Work instructions: Wherever "draw" appears in a line, copy that line.

Material provided:

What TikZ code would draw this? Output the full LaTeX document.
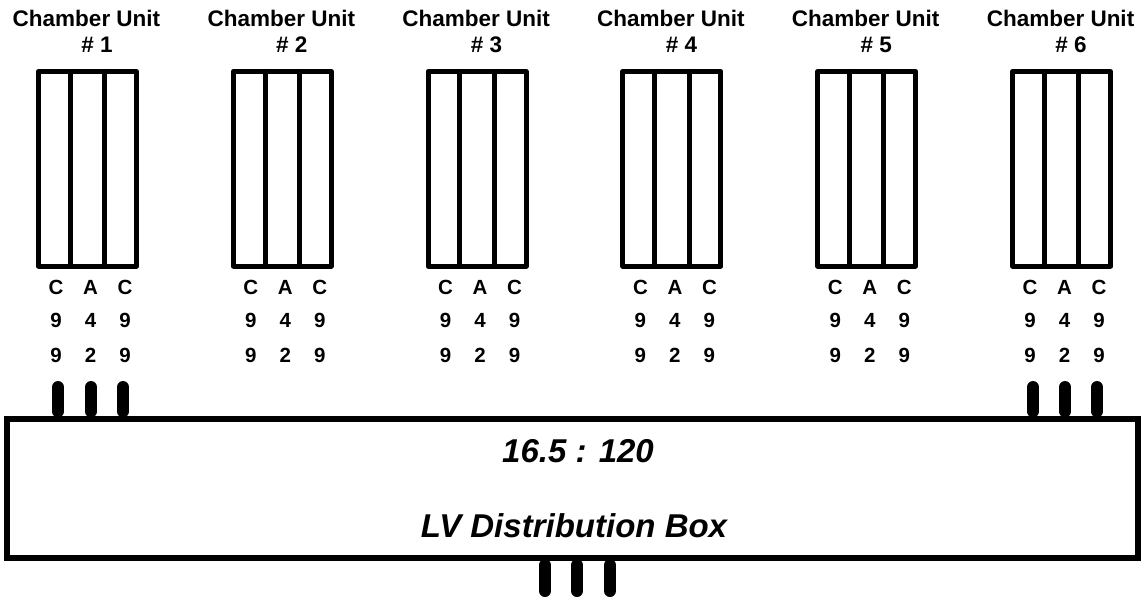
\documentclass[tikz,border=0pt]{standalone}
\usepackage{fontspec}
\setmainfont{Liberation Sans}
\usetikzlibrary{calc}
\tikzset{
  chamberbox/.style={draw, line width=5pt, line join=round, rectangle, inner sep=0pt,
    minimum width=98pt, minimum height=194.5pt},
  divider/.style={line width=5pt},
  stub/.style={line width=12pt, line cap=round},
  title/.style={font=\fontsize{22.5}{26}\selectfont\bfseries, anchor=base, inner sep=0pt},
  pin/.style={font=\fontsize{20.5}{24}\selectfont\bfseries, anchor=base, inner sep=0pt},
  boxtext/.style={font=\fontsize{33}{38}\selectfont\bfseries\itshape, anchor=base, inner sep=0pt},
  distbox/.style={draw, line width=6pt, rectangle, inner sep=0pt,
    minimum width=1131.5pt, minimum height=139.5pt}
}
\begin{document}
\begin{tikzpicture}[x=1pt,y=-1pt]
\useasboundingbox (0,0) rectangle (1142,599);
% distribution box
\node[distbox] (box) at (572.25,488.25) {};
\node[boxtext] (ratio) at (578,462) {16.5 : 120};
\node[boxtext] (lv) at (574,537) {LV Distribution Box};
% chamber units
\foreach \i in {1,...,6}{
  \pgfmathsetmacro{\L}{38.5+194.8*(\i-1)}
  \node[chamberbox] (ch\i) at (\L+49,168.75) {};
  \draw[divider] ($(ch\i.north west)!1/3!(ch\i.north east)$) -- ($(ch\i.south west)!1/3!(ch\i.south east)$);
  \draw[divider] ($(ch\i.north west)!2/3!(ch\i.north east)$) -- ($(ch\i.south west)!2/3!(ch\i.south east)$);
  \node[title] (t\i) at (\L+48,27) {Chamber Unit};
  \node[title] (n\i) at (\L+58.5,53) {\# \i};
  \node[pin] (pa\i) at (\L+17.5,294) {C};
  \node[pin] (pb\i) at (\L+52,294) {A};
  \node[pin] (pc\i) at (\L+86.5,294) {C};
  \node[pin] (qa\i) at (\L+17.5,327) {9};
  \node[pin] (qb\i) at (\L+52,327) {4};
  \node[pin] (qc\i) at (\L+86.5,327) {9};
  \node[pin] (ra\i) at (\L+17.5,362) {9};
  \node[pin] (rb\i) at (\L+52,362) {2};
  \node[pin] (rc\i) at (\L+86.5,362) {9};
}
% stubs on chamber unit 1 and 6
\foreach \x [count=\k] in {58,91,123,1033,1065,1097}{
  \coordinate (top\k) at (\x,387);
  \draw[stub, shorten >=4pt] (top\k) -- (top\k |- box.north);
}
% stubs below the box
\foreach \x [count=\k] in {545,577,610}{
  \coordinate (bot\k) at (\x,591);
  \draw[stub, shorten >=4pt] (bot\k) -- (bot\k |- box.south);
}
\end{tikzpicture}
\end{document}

Answer for the task:
What TikZ code would draw this? Output the full LaTeX document.
  chamberbox/.style={draw, line width=5pt, line join=round, rectangle, inner sep=0pt,
  distbox/.style={draw, line width=6pt, rectangle, inner sep=0pt,
  \draw[divider] ($(ch\i.north west)!1/3!(ch\i.north east)$) -- ($(ch\i.south west)!1/3!(ch\i.south east)$);
  \draw[divider] ($(ch\i.north west)!2/3!(ch\i.north east)$) -- ($(ch\i.south west)!2/3!(ch\i.south east)$);
  \draw[stub, shorten >=4pt] (top\k) -- (top\k |- box.north);
  \draw[stub, shorten >=4pt] (bot\k) -- (bot\k |- box.south);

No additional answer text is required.